Task objective:
Go through the entries below and pick out every line with "chart".

Data entries
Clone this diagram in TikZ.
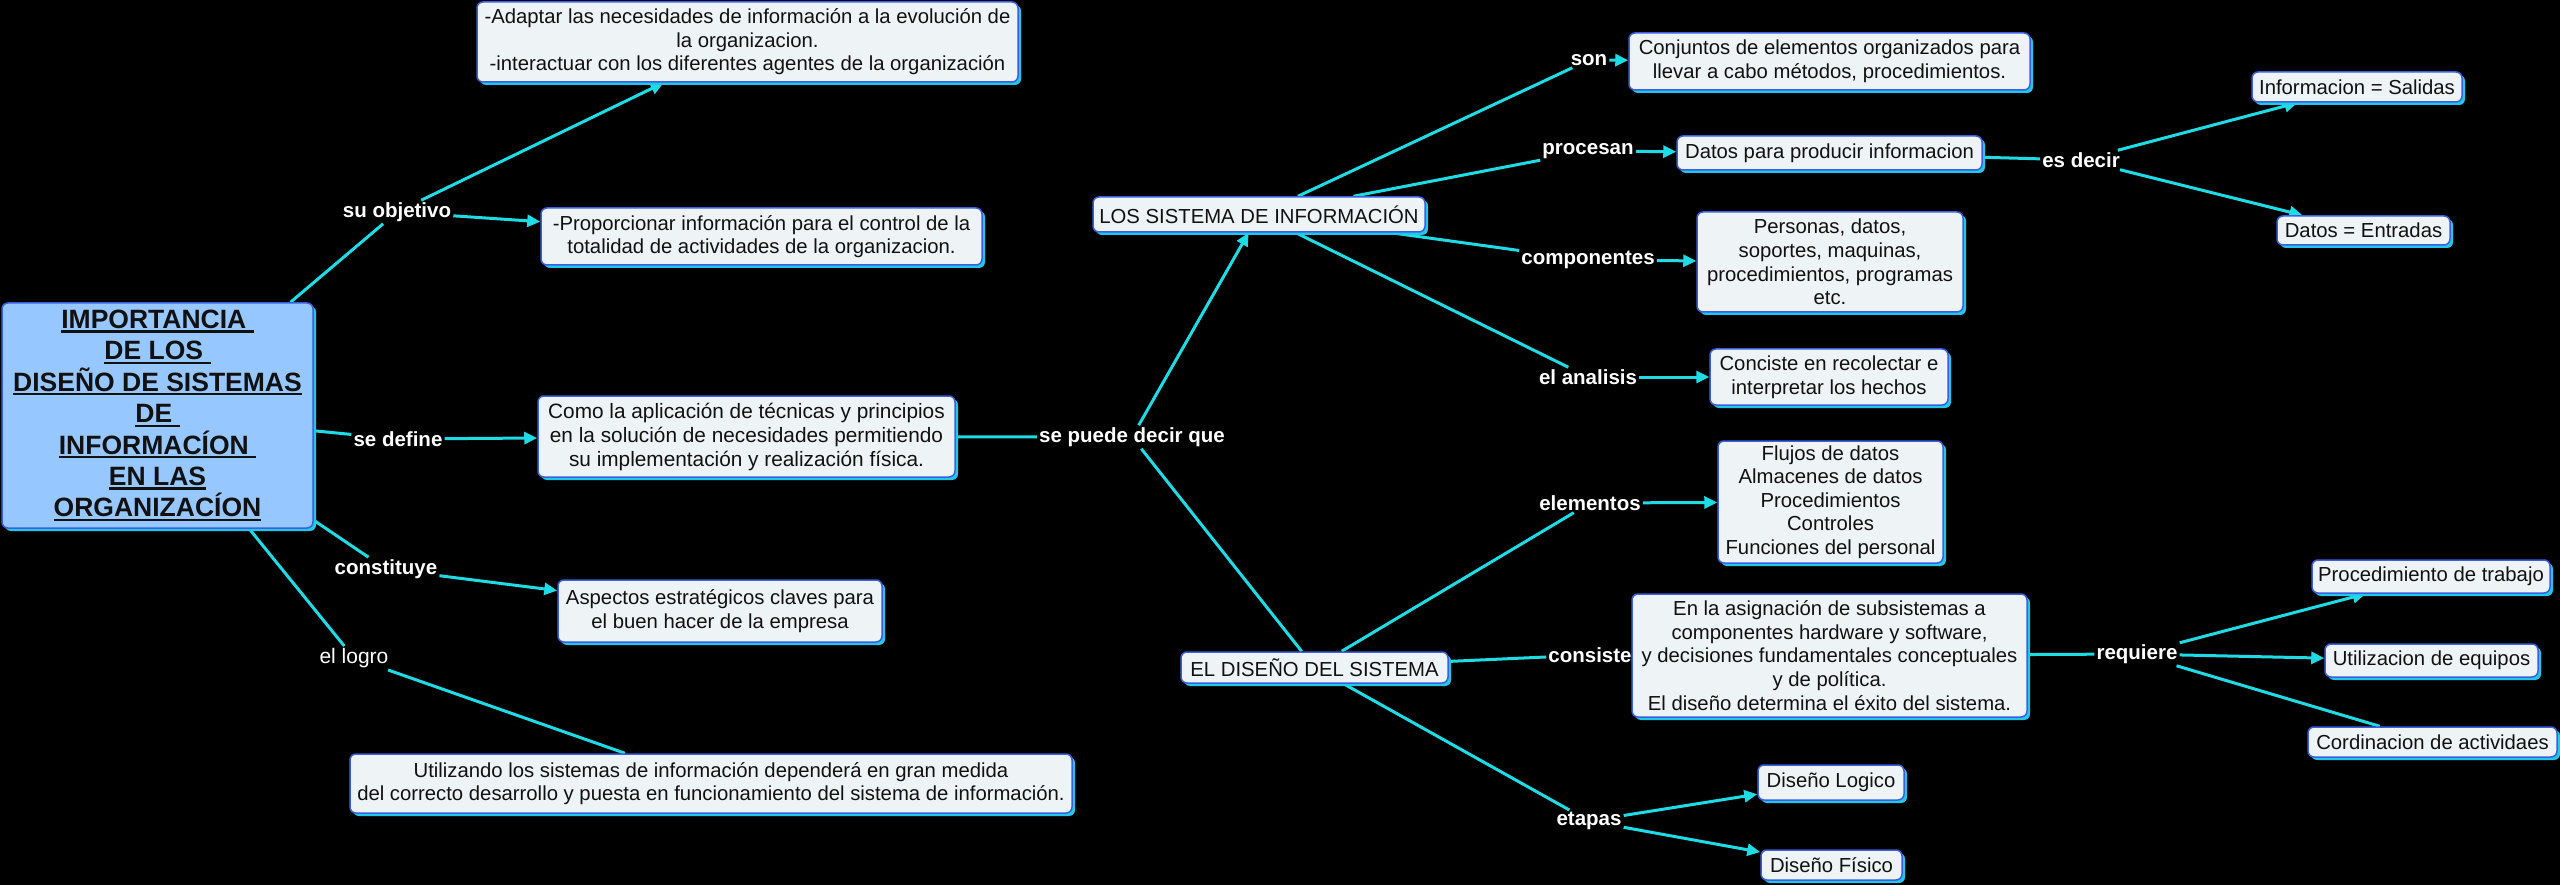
\documentclass[tikz,border=0pt]{standalone}
\usepackage{fontspec}
\setmainfont{Liberation Sans}
\usetikzlibrary{arrows.meta,shadows}
\definecolor{linecyan}{HTML}{1EDCE6}
\definecolor{boxborder}{HTML}{3A5FE0}
\definecolor{boxfill}{HTML}{EEF3F6}
\definecolor{mainfill}{HTML}{97C7FF}
\definecolor{shadowcyan}{HTML}{22C8EA}
\definecolor{txt}{HTML}{111111}
\newcommand\myul[1]{\setbox0=\hbox{#1}\rlap{\rule[-4pt]{\wd0}{2.2pt}}\box0}
\pgfdeclarelayer{bglayer}
\pgfdeclarelayer{linelayer}
\pgfsetlayers{bglayer,linelayer,main}
\tikzset{
  box/.style={draw=boxborder, line width=1.5pt, fill=boxfill, rounded corners=6pt,
    align=center, text=txt, font=\fontsize{20.3}{23.6}\selectfont, inner sep=2pt,
    general shadow={fill=shadowcyan, shadow xshift=3pt, shadow yshift=-3pt}},
  mainbox/.style={box, fill=mainfill, font=\fontsize{26.5}{31.4}\selectfont\bfseries},
  lbl/.style={text=white, font=\fontsize{20.5}{24}\selectfont\bfseries, inner sep=2pt},
  conn/.style={draw=linecyan, line width=3pt},
  arr/.style={conn, -{Triangle[length=13pt,width=12pt]}}
}
\begin{document}
\begin{tikzpicture}[x=1pt,y=-1pt]
\begin{pgfonlayer}{bglayer}
\fill[black] (0,0) rectangle (2560,885);
\end{pgfonlayer}
\useasboundingbox (0,0) rectangle (2560,885);

% main
\node[mainbox, minimum width=311pt, minimum height=225pt] (main) at (157.5,415.5)
  {\myul{IMPORTANCIA\ }\\ \myul{DE LOS\ }\\ \myul{DISEÑO DE SISTEMAS}\\ \myul{DE\ }\\ \myul{INFORMACÍON\ }\\ \myul{EN LAS}\\ \myul{ORGANIZACÍON}};

% left side
\node[box, minimum width=541pt, minimum height=80pt] (A) at (747.5,42)
  {-Adaptar las necesidades de información a la evolución de\\ la organizacion.\\ -interactuar con los diferentes agentes de la organización};
\node[box, minimum width=441pt, minimum height=57pt] (B) at (761.5,236.5)
  {-Proporcionar información para el control de la\\ totalidad de actividades de la organizacion.};
\node[box, minimum width=417pt, minimum height=81pt, font=\fontsize{20.8}{24}\selectfont] (C) at (746.5,436.5)
  {Como la aplicación de técnicas y principios\\ en la solución de necesidades permitiendo\\ su implementación y realización física.};
\node[box, minimum width=324pt, minimum height=62pt] (D) at (720,611)
  {Aspectos estratégicos claves para\\ el buen hacer de la empresa};
\node[box, minimum width=722pt, minimum height=59pt] (E) at (711,783.5)
  {Utilizando los sistemas de información dependerá en gran medida\\ del correcto desarrollo y puesta en funcionamiento del sistema de información.};

\node[lbl] (suobj) at (397,212) {su objetivo};
\node[lbl] (sedef) at (398,439) {se define};
\node[lbl] (const) at (386,569) {constituye};
\node[lbl, font=\fontsize{21}{24}\selectfont] (logro) at (354,658) {el logro};
\node[lbl] (sepuede) at (1132,437) {se puede decir que};

% middle
\node[box, minimum width=332pt, minimum height=35pt] (LOS) at (1259,214.5) {LOS SISTEMA DE INFORMACIÓN};
\node[box, minimum width=267pt, minimum height=31pt] (EL) at (1314.5,667.5) {EL DISEÑO DEL SISTEMA};

% right upper
\node[box, minimum width=401pt, minimum height=57pt] (F) at (1829.5,61.5)
  {Conjuntos de elementos organizados para\\ llevar a cabo métodos, procedimientos.};
\node[box, minimum width=305pt, minimum height=34pt] (G) at (1829.5,153) {Datos para producir informacion};
\node[box, minimum width=210pt, minimum height=30pt] (H) at (2357,87) {Informacion = Salidas};
\node[box, minimum width=173pt, minimum height=29pt] (I) at (2363.5,230.5) {Datos = Entradas};
\node[box, minimum width=266pt, minimum height=100pt] (J) at (1830,262)
  {Personas, datos,\\ soportes, maquinas,\\ procedimientos, programas\\ etc.};
\node[box, minimum width=238pt, minimum height=56pt] (K) at (1829,377)
  {Conciste en recolectar e\\ interpretar los hechos};

\node[lbl] (son) at (1589,60) {son};
\node[lbl] (proc) at (1588,151) {procesan};
\node[lbl] (comp) at (1588,260) {componentes};
\node[lbl] (anal) at (1588,377) {el analisis};
\node[lbl] (esdecir) at (2081,160) {es decir};

% right lower
\node[box, minimum width=225pt, minimum height=122pt] (L) at (1830.5,502)
  {Flujos de datos\\ Almacenes de datos\\ Procedimientos\\ Controles\\ Funciones del personal};
\node[box, minimum width=395pt, minimum height=123pt] (M) at (1829.5,655.5)
  {En la asignación de subsistemas a\\ componentes hardware y software,\\ y decisiones fundamentales conceptuales\\ y de política.\\ El diseño determina el éxito del sistema.};
\node[box, minimum width=238pt, minimum height=33pt] (N) at (2431,576.5) {Procedimiento de trabajo};
\node[box, minimum width=213pt, minimum height=33pt] (O) at (2431.5,660.5) {Utilizacion de equipos};
\node[box, minimum width=249pt, minimum height=30pt] (P) at (2432.5,742) {Cordinacion de actividaes};
\node[box, minimum width=146pt, minimum height=35pt] (Q) at (1831,782.5) {Diseño Logico};
\node[box, minimum width=141pt, minimum height=30pt] (R) at (1831.5,865) {Diseño Físico};

\node[lbl] (elem) at (1590,503) {elementos};
\node[lbl] (consiste) at (1590,655) {consiste};
\node[lbl] (requiere) at (2137,654) {requiere};
\node[lbl] (etapas) at (1589,821) {etapas};

\begin{pgfonlayer}{linelayer}
\draw[conn] (main) -- (suobj);
\draw[arr] (suobj) -- (A);
\draw[arr] (suobj) -- (B);
\draw[conn] (main) -- (sedef);
\draw[arr] (sedef) -- (C);
\draw[conn] (main) -- (const);
\draw[arr] (const) -- (D);
\draw[conn] (main) -- (logro);
\draw[conn] (logro) -- (E);
\draw[conn] (C) -- (sepuede);
\draw[arr] (sepuede) -- (LOS);
\draw[conn] (sepuede) -- (EL);
\draw[conn] (LOS) -- (son);
\draw[arr] (son) -- (F);
\draw[conn] (LOS) -- (proc);
\draw[arr] (proc) -- (G);
\draw[conn] (G) -- (esdecir);
\draw[arr] (esdecir) -- (H);
\draw[arr] (esdecir) -- (I);
\draw[conn] (LOS) -- (comp);
\draw[arr] (comp) -- (J);
\draw[conn] (LOS) -- (anal);
\draw[arr] (anal) -- (K);
\draw[conn] (EL) -- (elem);
\draw[arr] (elem) -- (L);
\draw[conn] (EL) -- (consiste);
\draw[conn] (M) -- (requiere);
\draw[arr] (requiere) -- (N);
\draw[arr] (requiere) -- (O);
\draw[conn] (requiere) -- (P);
\draw[conn] (EL) -- (etapas);
\draw[arr] (etapas) -- (Q);
\draw[arr] (etapas) -- (R);
\end{pgfonlayer}
\end{tikzpicture}
\end{document}
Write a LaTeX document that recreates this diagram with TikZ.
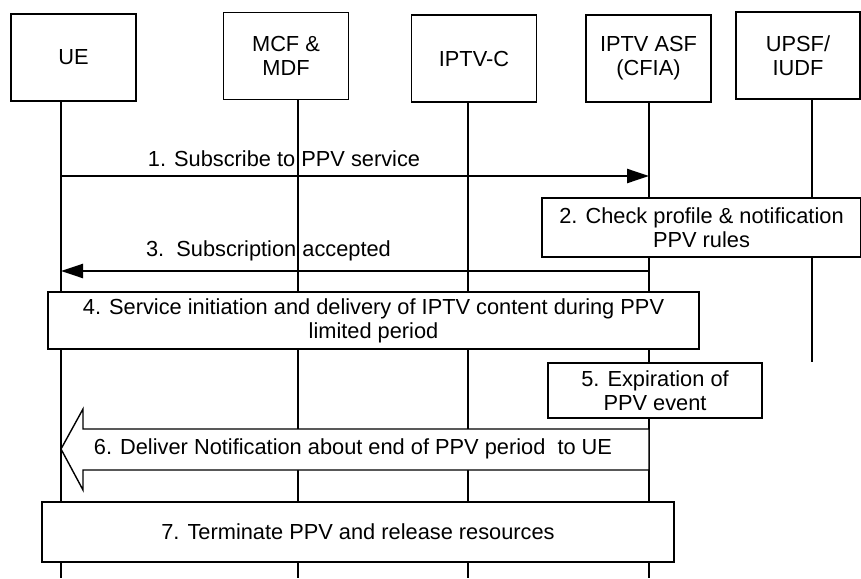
\documentclass[tikz,border=0pt]{standalone}
\usepackage{fontspec}
\setmainfont{Liberation Sans}
\usetikzlibrary{arrows.meta}
\begin{document}
\begin{tikzpicture}[x=1pt,y=-1pt,
  txt/.style={font=\fontsize{21.8}{24}\selectfont},
  ent/.style={txt,draw,line width=1.4pt,fill=white,minimum width=125pt,minimum height=87pt,align=center,inner sep=0pt},
  life/.style={line width=1.4pt},
  msg/.style={line width=2.4pt,-{Triangle[length=22pt,width=14pt]}},
  act/.style={txt,draw,line width=1.4pt,fill=white,align=center,inner sep=0pt},
  lbl/.style={txt,inner sep=0pt}
]
\useasboundingbox (0,0) rectangle (861,578);
% entities
\node[ent] (ue)   at (73.5,57.5) {UE};
\node[ent] (mcf)  at (286,56)    {MCF \&\\MDF};
\node[ent] (ipc)  at (474,58.5)  {IPTV-C};
\node[ent] (asf)  at (648.5,58.5){IPTV ASF\\(CFIA)};
\node[ent,minimum width=124pt] (upsf) at (798,55.5) {UPSF/\\IUDF};
% lifeline bottoms
\coordinate (ueB)   at (61,578);
\coordinate (mcfB)  at (298,578);
\coordinate (ipcB)  at (468,578);
\coordinate (asfB)  at (649,578);
\coordinate (upsfB) at (812,362);
\draw[life] (ue.south -| ueB) -- (ueB);
\draw[life] (mcf.south -| mcfB) -- (mcfB);
\draw[life] (ipc.south -| ipcB) -- (ipcB);
\draw[life] (asf.south -| asfB) -- (asfB);
\draw[life] (upsf.south -| upsfB) -- (upsfB);
% message 1
\coordinate (m1a) at (61,176);
\coordinate (m1b) at (649,176);
\draw[msg] (m1a) -- (m1b);
\node[lbl] (l1) at (284,159) {1. Subscribe to PPV service};
% action 2
\node[act,minimum width=319pt,minimum height=59pt] (a2) at (701.5,227.5) {2. Check profile \& notification\\PPV rules};
% message 3
\coordinate (m3a) at (649,271);
\coordinate (m3b) at (61,271);
\draw[msg] (m3a) -- (m3b);
\node[lbl] (l3) at (268.5,251) {3.\ \ Subscription accepted};
% action 4
\node[act,minimum width=651pt,minimum height=57pt] (a4) at (373.5,320.5) {4. Service initiation and delivery of IPTV content during PPV\\limited period};
% action 5
\node[act,minimum width=214pt,minimum height=55pt] (a5) at (655,390.5) {5. Expiration of\\PPV event};
% message 6 (block arrow)
\coordinate (m6tip) at (61,449);
\draw[line width=1.4pt,fill=white] (m6tip) -- (83,409) -- (83,429) -- (649,429) -- (649,470) -- (83,470) -- (83,490) -- cycle;
\node[lbl] (l6) at (353,449) {6. Deliver Notification about end of PPV period\ \ to UE};
% action 7
\node[act,minimum width=632pt,minimum height=60pt] (a7) at (358,532) {7. Terminate PPV and release resources};
\end{tikzpicture}
\end{document}
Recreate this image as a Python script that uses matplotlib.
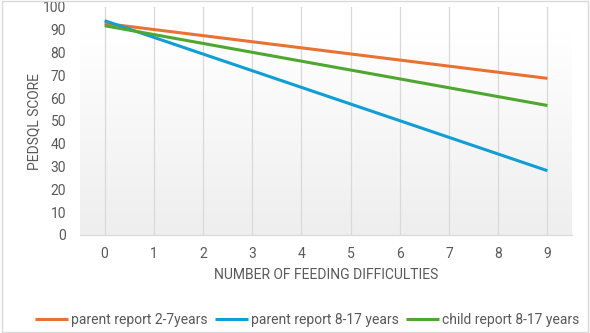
import matplotlib

matplotlib.use("Agg")
import matplotlib.pyplot as plt
import numpy as np

# ---- data ----------------------------------------------------------------
DIFFICULTIES = [0, 9]
PARENT_2_7 = [92.8, 68.7]
PARENT_8_17 = [94.0, 28.2]
CHILD_8_17 = [91.8, 56.8]
LABELS = ["parent report 2-7years", "parent report 8-17 years", "child report 8-17 years"]
COLORS = ["#E97132", "#0F9ED5", "#4EA72E"]

TXT = "#595959"
GRID = "#D9D9D9"

plt.rcParams["font.family"] = ["Roboto", "DejaVu Sans"]

fig = plt.figure(figsize=(5.9, 3.33), dpi=100, facecolor="white")
ax = fig.add_axes([80 / 590, 98 / 333, 492 / 590, 228 / 333])
ax.set_facecolor("none")
ax.set_xlim(-0.5, 9.5)
ax.set_ylim(0, 100)

# faint plot-area gradient (white at top -> light grey at bottom)
grad = np.linspace(1.0, 0.0, 256).reshape(-1, 1)
ax.imshow(grad, cmap=matplotlib.colors.LinearSegmentedColormap.from_list(
    "g", ["#EEEEEE", "#FFFFFF"]), extent=(-0.5, 9.5, 0, 88.6),
    aspect="auto", zorder=0, origin="upper")

for x in range(10):
    ax.axvline(x, color=GRID, lw=0.9, zorder=1)

for ys, lab, c in zip([PARENT_2_7, PARENT_8_17, CHILD_8_17], LABELS, COLORS):
    ax.plot(DIFFICULTIES, ys, color=c, lw=2.2, label=lab, zorder=3,
            solid_capstyle="butt")

for s in ["top", "right", "left"]:
    ax.spines[s].set_visible(False)
ax.spines["bottom"].set_color(GRID)
ax.spines["bottom"].set_linewidth(0.9)

ax.set_xticks(range(10))
ax.set_yticks(range(0, 101, 10))
ax.tick_params(length=0, labelsize=10, colors=TXT)
ax.tick_params(axis="x", pad=9)
ax.tick_params(axis="y", pad=10)
ax.set_xlabel("NUMBER OF FEEDING DIFFICULTIES", fontsize=10, color=TXT, labelpad=5)
ax.set_ylabel("PEDSQL SCORE", fontsize=10, color=TXT, labelpad=1)

fig.legend(loc="center", bbox_to_anchor=(307 / 590, 1 - 320 / 333), ncol=3,
           frameon=False, fontsize=10, labelcolor=TXT, handlelength=2.4,
           handletextpad=0.2, columnspacing=0.5)

# chart border
fig.add_artist(plt.Rectangle((0.004, 0.004), 0.992, 0.992, transform=fig.transFigure,
                             fill=False, edgecolor="#D9D9D9", lw=1))

fig.savefig("out.png", dpi=100)
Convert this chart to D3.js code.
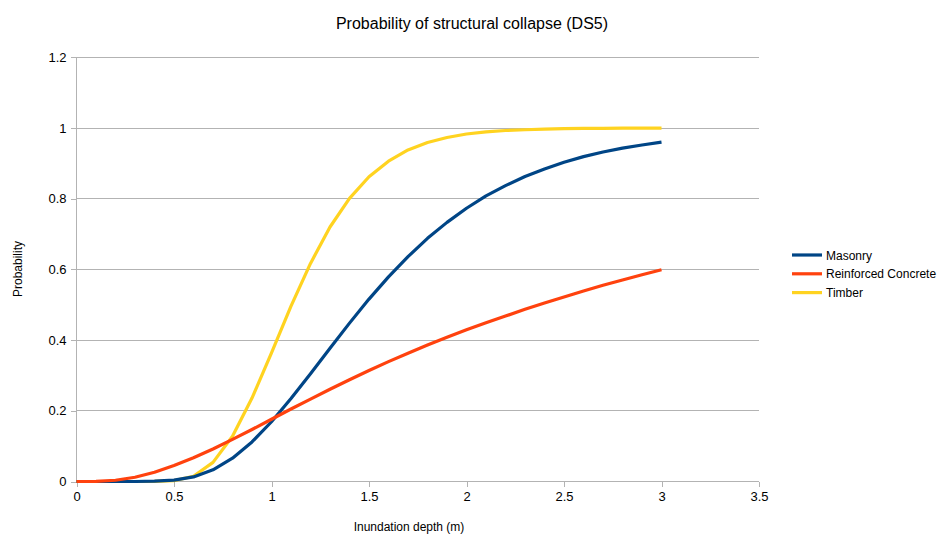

Written solution:
# chart border
Convert this chart to D3.js code.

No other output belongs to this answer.